--- GIVEN INFORMATION ---
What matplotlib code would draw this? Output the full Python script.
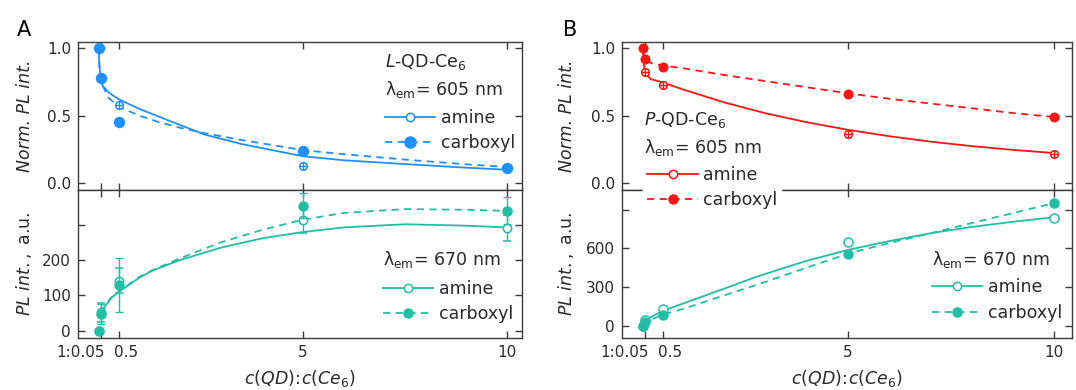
import matplotlib
matplotlib.use('Agg')
import matplotlib.pyplot as plt
from matplotlib.lines import Line2D
from matplotlib.transforms import ScaledTranslation

# ---------------- data ----------------
x_ratio = [0, 0.05, 0.5, 5, 10]
xtick_pos = [0.05, 0.5, 5, 10]
xtick_labels = ['1:0.05', '0.5', '5', '10']

# Panel A (L-QD-Ce6), 605 nm normalized
A_top_amine = [1.0, 0.78, 0.58, 0.126, 0.11]
A_top_carboxyl = [1.0, 0.78, 0.45, 0.24, 0.113]
A_top_fit_x = [0, 0.02, 0.05, 0.1, 0.25, 0.5, 1, 1.5, 2, 2.6, 3.5, 5, 6, 7.5, 9, 10]
A_top_amine_fit = [1.0, 0.86, 0.77, 0.72, 0.67, 0.62, 0.55, 0.49, 0.43, 0.36, 0.29, 0.20, 0.17, 0.142, 0.115, 0.10]
A_top_carboxyl_fit = [1.0, 0.87, 0.78, 0.72, 0.63, 0.565, 0.50, 0.45, 0.41, 0.37, 0.32, 0.245, 0.215, 0.175, 0.14, 0.12]

# Panel A, 670 nm PL
A_bot_amine = [0, 52, 141, 312, 290]
A_bot_amine_err = [0, 27, 36, 36, 36]
A_bot_carboxyl = [0, 48, 129, 354, 339]
A_bot_carboxyl_err = [0, 28, 77, 35, 38]
A_bot_fit_x = [0.05, 0.1, 0.2, 0.3, 0.5, 1, 1.32, 2, 3, 4, 5, 6, 7.5, 9, 10]
A_bot_amine_fit = [52, 60, 75, 92, 110, 150, 170, 200, 235, 261, 279, 292, 301, 297, 292]
A_bot_carboxyl_fit = [52, 60, 75, 92, 112, 152, 171, 205, 250, 285, 314, 333, 344, 342, 339]

# Panel B (P-QD-Ce6), 605 nm normalized
B_top_amine = [1.0, 0.82, 0.726, 0.368, 0.22]
B_top_carboxyl = [1.0, 0.916, 0.862, 0.66, 0.487]
B_top_fit_x = [0, 0.05, 0.2, 0.5, 1, 2, 3, 4, 5, 6, 7, 8, 9, 10]
B_top_amine_fit = [1.0, 0.82, 0.77, 0.745, 0.692, 0.597, 0.517, 0.451, 0.395, 0.348, 0.308, 0.275, 0.247, 0.224]
B_top_carboxyl_fit = [1.0, 0.93, 0.89, 0.87, 0.85, 0.80, 0.755, 0.71, 0.665, 0.625, 0.59, 0.555, 0.52, 0.49]

# Panel B, 670 nm PL
B_bot_amine = [0, 44, 127, 646, 837]
B_bot_carboxyl = [0, 31, 83, 556, 949]
B_bot_fit_x = [0, 0.05, 0.5, 1, 2, 2.77, 3.5, 4, 5, 6, 7, 8, 9, 10]
B_bot_amine_fit = [0, 40, 115, 172, 288, 378, 453, 503, 587, 655, 716, 765, 805, 840]
B_bot_carboxyl_fit = [0, 25, 85, 130, 235, 315, 395, 450, 558, 640, 715, 795, 872, 949]

# ---------------- style ----------------
BLUE = '#1e90ff'
RED = '#ff1414'
TEAL = '#20bfa5'
SPINE = '#3c3c3c'
TXT = '#2a2a2a'
FS_TICK = 11
FS = 12.5

plt.rcParams['font.family'] = ['DejaVu Sans']
plt.rcParams['mathtext.fontset'] = 'dejavusans'

W, H = 1076, 390
fig = plt.figure(figsize=(W / 100, H / 100), dpi=100)


def px(x, y):
    return x / W, 1 - y / H


def make_axes(left, right, top, mid, bot):
    l = left / W
    w = (right - left) / W
    ax_t = fig.add_axes([l, 1 - mid / H, w, (mid - top) / H])
    ax_b = fig.add_axes([l, 1 - bot / H, w, (bot - mid) / H])
    for ax in (ax_t, ax_b):
        for s in ax.spines.values():
            s.set_color(SPINE)
            s.set_linewidth(1.0)
        ax.tick_params(direction='in', length=5, width=1, color=SPINE,
                       labelsize=FS_TICK, labelcolor=TXT, top=True, right=True, pad=5)
        ax.set_xticks(xtick_pos)
    ax_t.set_xticklabels([])
    ax_b.set_xticklabels(xtick_labels)
    # label offsets as in the reference (px)
    for lab, dx in zip(ax_b.get_xticklabels(), [-20, 7, 0, 0]):
        lab.set_transform(lab.get_transform() + ScaledTranslation(dx / 100, 0, fig.dpi_scale_trans))
    ax_t.set_ylim(-0.05, 1.045)
    ax_t.set_yticks([0, 0.5, 1.0])
    ax_t.set_yticklabels(['0.0', '0.5', '1.0'])
    return ax_t, ax_b


def top_panel(ax, color, amine, carb, fx, famine, fcarb, ms_fill):
    ax.plot(fx, famine, '-', color=color, lw=1.3, zorder=2)
    ax.plot(fx, fcarb, '--', color=color, lw=1.3, dashes=(4, 3), zorder=2)
    ax.plot(x_ratio, amine, 'o', mfc='white', mec=color, mew=1.1, ms=5.5, ls='none', zorder=3)
    ax.plot(x_ratio, amine, '+', color=color, mew=1.0, ms=5.5, ls='none', zorder=3)
    ax.plot(x_ratio, carb, 'o', color=color, ms=ms_fill, ls='none', zorder=4)


def legend_handles(color, ms_open, ms_fill):
    h1 = Line2D([], [], color=color, ls='-', lw=1.3, marker='o', mfc='white',
                mec=color, mew=1.1, ms=ms_open)
    h2 = Line2D([], [], color=color, ls='--', dashes=(4, 3), lw=1.3, marker='o',
                mfc=color, mec=color, ms=ms_fill)
    return [h1, h2]


def add_legend(handles, x, y, white=False, spacing=0.4):
    leg = fig.legend(handles, ['amine', 'carboxyl'], loc='upper left',
                     bbox_to_anchor=px(x, y), bbox_transform=fig.transFigure,
                     fontsize=FS, frameon=white, numpoints=1, handlelength=2.9,
                     handletextpad=0.3, labelspacing=spacing,
                     borderpad=0.0 if not white else 0.25, borderaxespad=0)
    if white:
        fr = leg.get_frame()
        fr.set_facecolor('white')
        fr.set_edgecolor('white')
        fr.set_alpha(1.0)
        fr.set_boxstyle('square', pad=0)
    for t in leg.get_texts():
        t.set_color(TXT)
    return leg


def xlabel(ax):
    ax.set_xlabel(r'$c(QD)\!:\!c(Ce_6)$', fontsize=FS, color=TXT, labelpad=6)


def ylabels(ax_t, ax_b, xc):
    ax_t.set_ylabel('Norm. PL int.', fontsize=FS, color=TXT, style='italic')
    ax_b.set_ylabel(r'$PL\ int.,$ a.u.', fontsize=FS, color=TXT)
    ax_t.yaxis.set_label_coords(xc, 0.5)
    ax_b.yaxis.set_label_coords(xc, 0.5)


# ---------------- Panel A ----------------
aT, aB = make_axes(78, 522, 42, 190, 338)
for ax in (aT, aB):
    ax.set_xlim(-0.505, 10.37)
top_panel(aT, BLUE, A_top_amine, A_top_carboxyl, A_top_fit_x,
          A_top_amine_fit, A_top_carboxyl_fit, 7.2)

aB.plot(A_bot_fit_x, A_bot_amine_fit, '-', color=TEAL, lw=1.3)
aB.plot(A_bot_fit_x, A_bot_carboxyl_fit, '--', color=TEAL, lw=1.3, dashes=(4, 3))
aB.errorbar(x_ratio, A_bot_amine, yerr=A_bot_amine_err, fmt='o', mfc='white',
            mec=TEAL, mew=1.1, ms=6, ecolor=TEAL, elinewidth=1, capsize=3, capthick=1, zorder=3)
aB.errorbar(x_ratio, A_bot_carboxyl, yerr=A_bot_carboxyl_err, fmt='o', color=TEAL,
            ms=6.5, ecolor=TEAL, elinewidth=1, capsize=3, capthick=1, zorder=4)
aB.set_ylim(-21, 398)
aB.set_yticks([0, 100, 200, 300])
aB.set_yticklabels(['0', '100', '200', ''])

ylabels(aT, aB, -0.098)
xlabel(aB)

fig.text(*px(385, 62), r'$L$-QD-Ce$_6$', fontsize=FS, color=TXT, va='center')
fig.text(*px(385, 89), r'λ$_{\rm em}$= 605 nm', fontsize=FS, color=TXT, va='center')
add_legend(legend_handles(BLUE, 6, 8), 385, 109)
fig.text(*px(383, 260), r'λ$_{\rm em}$= 670 nm', fontsize=FS, color=TXT, va='center')
add_legend(legend_handles(TEAL, 6, 6.5), 383, 280)

# ---------------- Panel B ----------------
bT, bB = make_axes(622, 1072, 42, 190, 338)
for ax in (bT, bB):
    ax.set_xlim(-0.5, 10.45)
top_panel(bT, RED, B_top_amine, B_top_carboxyl, B_top_fit_x,
          B_top_amine_fit, B_top_carboxyl_fit, 6.2)

bB.plot(B_bot_fit_x, B_bot_amine_fit, '-', color=TEAL, lw=1.3)
bB.plot(B_bot_fit_x, B_bot_carboxyl_fit, '--', color=TEAL, lw=1.3, dashes=(4, 3))
bB.plot(x_ratio, B_bot_amine, 'o', mfc='white', mec=TEAL, mew=1.1, ms=6.5, ls='none', zorder=3)
bB.plot(x_ratio, B_bot_carboxyl, 'o', color=TEAL, ms=6.5, ls='none', zorder=4)
bB.set_ylim(-97, 1052)
bB.set_yticks([0, 300, 600, 900])
bB.set_yticklabels(['0', '300', '600', ''])

ylabels(bT, bB, -0.103)
xlabel(bB)

fig.text(*px(644, 120), r'$P$-QD-Ce$_6$', fontsize=FS, color=TXT, va='center')
fig.text(*px(644, 147), r'λ$_{\rm em}$= 605 nm', fontsize=FS, color=TXT, va='center')
add_legend(legend_handles(RED, 6, 6.5), 643, 162, white=True)
fig.text(*px(932, 260), r'λ$_{\rm em}$= 670 nm', fontsize=FS, color=TXT, va='center')
add_legend(legend_handles(TEAL, 6, 6.5), 932, 278, spacing=0.48)

fig.text(*px(24, 30), 'A', fontsize=15, color='black', ha='center', va='center')
fig.text(*px(570, 30), 'B', fontsize=15, color='black', ha='center', va='center')

fig.savefig('out.png', dpi=100)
---
→ EXERCISE REQUIREMENTS:
The lines from the top of the data above through the one holding "0.555, 0.52, 0.49]" are to be repeated exactly, and only those, with no pictures.

→ TASK RESPONSE:
What matplotlib code would draw this? Output the full Python script.
import matplotlib
matplotlib.use('Agg')
import matplotlib.pyplot as plt
from matplotlib.lines import Line2D
from matplotlib.transforms import ScaledTranslation

# ---------------- data ----------------
x_ratio = [0, 0.05, 0.5, 5, 10]
xtick_pos = [0.05, 0.5, 5, 10]
xtick_labels = ['1:0.05', '0.5', '5', '10']

# Panel A (L-QD-Ce6), 605 nm normalized
A_top_amine = [1.0, 0.78, 0.58, 0.126, 0.11]
A_top_carboxyl = [1.0, 0.78, 0.45, 0.24, 0.113]
A_top_fit_x = [0, 0.02, 0.05, 0.1, 0.25, 0.5, 1, 1.5, 2, 2.6, 3.5, 5, 6, 7.5, 9, 10]
A_top_amine_fit = [1.0, 0.86, 0.77, 0.72, 0.67, 0.62, 0.55, 0.49, 0.43, 0.36, 0.29, 0.20, 0.17, 0.142, 0.115, 0.10]
A_top_carboxyl_fit = [1.0, 0.87, 0.78, 0.72, 0.63, 0.565, 0.50, 0.45, 0.41, 0.37, 0.32, 0.245, 0.215, 0.175, 0.14, 0.12]

# Panel A, 670 nm PL
A_bot_amine = [0, 52, 141, 312, 290]
A_bot_amine_err = [0, 27, 36, 36, 36]
A_bot_carboxyl = [0, 48, 129, 354, 339]
A_bot_carboxyl_err = [0, 28, 77, 35, 38]
A_bot_fit_x = [0.05, 0.1, 0.2, 0.3, 0.5, 1, 1.32, 2, 3, 4, 5, 6, 7.5, 9, 10]
A_bot_amine_fit = [52, 60, 75, 92, 110, 150, 170, 200, 235, 261, 279, 292, 301, 297, 292]
A_bot_carboxyl_fit = [52, 60, 75, 92, 112, 152, 171, 205, 250, 285, 314, 333, 344, 342, 339]

# Panel B (P-QD-Ce6), 605 nm normalized
B_top_amine = [1.0, 0.82, 0.726, 0.368, 0.22]
B_top_carboxyl = [1.0, 0.916, 0.862, 0.66, 0.487]
B_top_fit_x = [0, 0.05, 0.2, 0.5, 1, 2, 3, 4, 5, 6, 7, 8, 9, 10]
B_top_amine_fit = [1.0, 0.82, 0.77, 0.745, 0.692, 0.597, 0.517, 0.451, 0.395, 0.348, 0.308, 0.275, 0.247, 0.224]
B_top_carboxyl_fit = [1.0, 0.93, 0.89, 0.87, 0.85, 0.80, 0.755, 0.71, 0.665, 0.625, 0.59, 0.555, 0.52, 0.49]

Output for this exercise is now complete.